__Given exercise__
Give the total number of lines with the word "document" in them, and no other words.

__Data excerpt__
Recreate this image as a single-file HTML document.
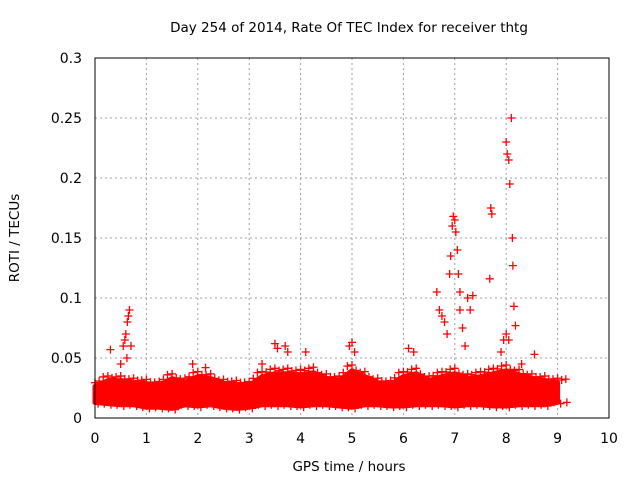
<!DOCTYPE html>
<html><head><meta charset="utf-8"><style>
body{margin:0;background:#fff;}
svg{display:block;font-family:"DejaVu Sans","Liberation Sans",sans-serif;}
</style></head><body>
<svg id="chart" width="640" height="480" viewBox="0 0 640 480">
<rect width="640" height="480" fill="#fff"/>
<text x="349" y="32" font-size="13.5" text-anchor="middle">Day 254 of 2014, Rate Of TEC Index for receiver thtg</text>
<text transform="translate(19,238) rotate(-90)" font-size="13.5" text-anchor="middle">ROTI / TECUs</text>
<text x="349" y="471" font-size="13.5" text-anchor="middle">GPS time / hours</text>
<g id="grid"></g><g id="ticks"></g><g id="marks"></g>
<rect x="95" y="58" width="514" height="360" fill="none" stroke="#000" stroke-width="1"/>
</svg>
<script>
const xTicks=[0,1,2,3,4,5,6,7,8,9,10];
const yTicks=[0,0.05,0.1,0.15,0.2,0.25,0.3];
const yTickLabels=["0","0.05","0.1","0.15","0.2","0.25","0.3"];
const bandTimes=[0,0.25,0.5,0.75,1,1.25,1.5,1.75,2,2.25,2.5,2.75,3,3.25,3.5,3.75,4,4.25,4.5,4.75,5,5.25,5.5,5.75,6,6.25,6.5,6.75,7,7.25,7.5,7.75,8,8.25,8.5,8.75,9];
const bandHigh=[0.032,0.038,0.038,0.036,0.035,0.033,0.04,0.036,0.042,0.04,0.035,0.034,0.033,0.042,0.045,0.045,0.044,0.046,0.04,0.038,0.048,0.042,0.036,0.034,0.042,0.045,0.038,0.042,0.045,0.04,0.042,0.045,0.048,0.044,0.04,0.038,0.036];
const bandLow=[0.01,0.009,0.008,0.008,0.006,0.006,0.005,0.008,0.007,0.008,0.006,0.005,0.006,0.008,0.008,0.008,0.007,0.008,0.008,0.007,0.006,0.008,0.008,0.007,0.007,0.008,0.008,0.008,0.007,0.008,0.008,0.007,0.007,0.008,0.008,0.008,0.01];
const spikeTimes=[0.3,0.55,0.58,0.6,0.63,0.65,0.67,0.7,0.62,0.5,3.5,3.55,3.7,3.75,4.1,4.95,5.0,5.05,6.1,6.2,6.65,6.7,6.75,6.8,6.9,6.92,6.95,6.97,7.0,7.02,7.05,7.07,7.1,7.15,7.25,7.3,7.35,7.2,7.7,7.72,7.68,8.0,8.02,8.05,8.07,8.1,8.12,8.13,8.15,8.18,7.95,8.0,8.05,8.55,7.9,8.3,6.85,7.1,3.25,1.9,2.15];
const spikeValues=[0.057,0.06,0.065,0.07,0.08,0.085,0.09,0.06,0.05,0.045,0.062,0.058,0.06,0.055,0.055,0.06,0.063,0.055,0.058,0.055,0.105,0.09,0.085,0.08,0.12,0.135,0.16,0.168,0.165,0.155,0.14,0.12,0.09,0.075,0.1,0.09,0.102,0.06,0.175,0.17,0.116,0.23,0.22,0.215,0.195,0.25,0.15,0.127,0.093,0.077,0.065,0.07,0.065,0.053,0.055,0.045,0.07,0.105,0.045,0.045,0.042];
const X0=95,X1=609,Y0=418,Y1=58;
const xs=t=>X0+t/10*(X1-X0);
const ys=v=>Y0-v/0.3*(Y0-Y1);
const NS="http://www.w3.org/2000/svg";
function mk(tag,attrs,parent){const e=document.createElementNS(NS,tag);for(const k in attrs)e.setAttribute(k,attrs[k]);parent.appendChild(e);return e;}
const grid=document.getElementById('grid'),ticks=document.getElementById('ticks'),marks=document.getElementById('marks');
xTicks.forEach(t=>{const x=xs(t);
 if(t>0&&t<10){const g=mk('line',{x1:x,x2:x,y1:Y1,y2:Y0,stroke:'#a0a0a0','stroke-dasharray':'2,3'},grid);
 
 }
 const l=mk('text',{x:x,y:443,'font-size':14,'text-anchor':'middle'},ticks);l.textContent=t;
 
 
});
yTicks.forEach((v,i)=>{const y=ys(v);
 if(v>0&&v<0.3){const g=mk('line',{x1:X0,x2:X1,y1:y,y2:y,stroke:'#a0a0a0','stroke-dasharray':'2,3'},grid);
 
 }
 const l=mk('text',{x:82,y:y+5,'font-size':14,'text-anchor':'end'},ticks);l.textContent=yTickLabels[i];
 
 
});
let pts=bandTimes.map((t,i)=>xs(t)+','+ys(bandHigh[i]*0.82)).concat(bandTimes.slice().reverse().map((t,j)=>{const i=bandTimes.length-1-j;return xs(t)+','+ys(bandLow[i]+0.003);}));
const band=mk('polygon',{points:pts.join(' '),fill:'#f00',stroke:'#f00','stroke-width':5,'stroke-linejoin':'round'},marks);


function plus(t,v){const x=xs(t),y=ys(v);
 const p=mk('path',{d:`M${x-4} ${y}H${x+4}M${x} ${y-4}V${y+4}`,stroke:'#f00','stroke-width':1.3},marks);
 
 }
bandTimes.forEach((t,i)=>{const n=Math.min(i+1,bandHigh.length-1);
 plus(t,bandHigh[i]*0.92);plus(t+0.08,(bandHigh[i]+bandHigh[n])/2*0.88);plus(t+0.16,bandHigh[n]*0.9);
 plus(t+0.06,bandLow[i]+0.002);plus(t+0.18,bandLow[n]+0.003);});
spikeTimes.forEach((t,i)=>plus(t,spikeValues[i]));
</script>
</body></html>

__Correct output__
3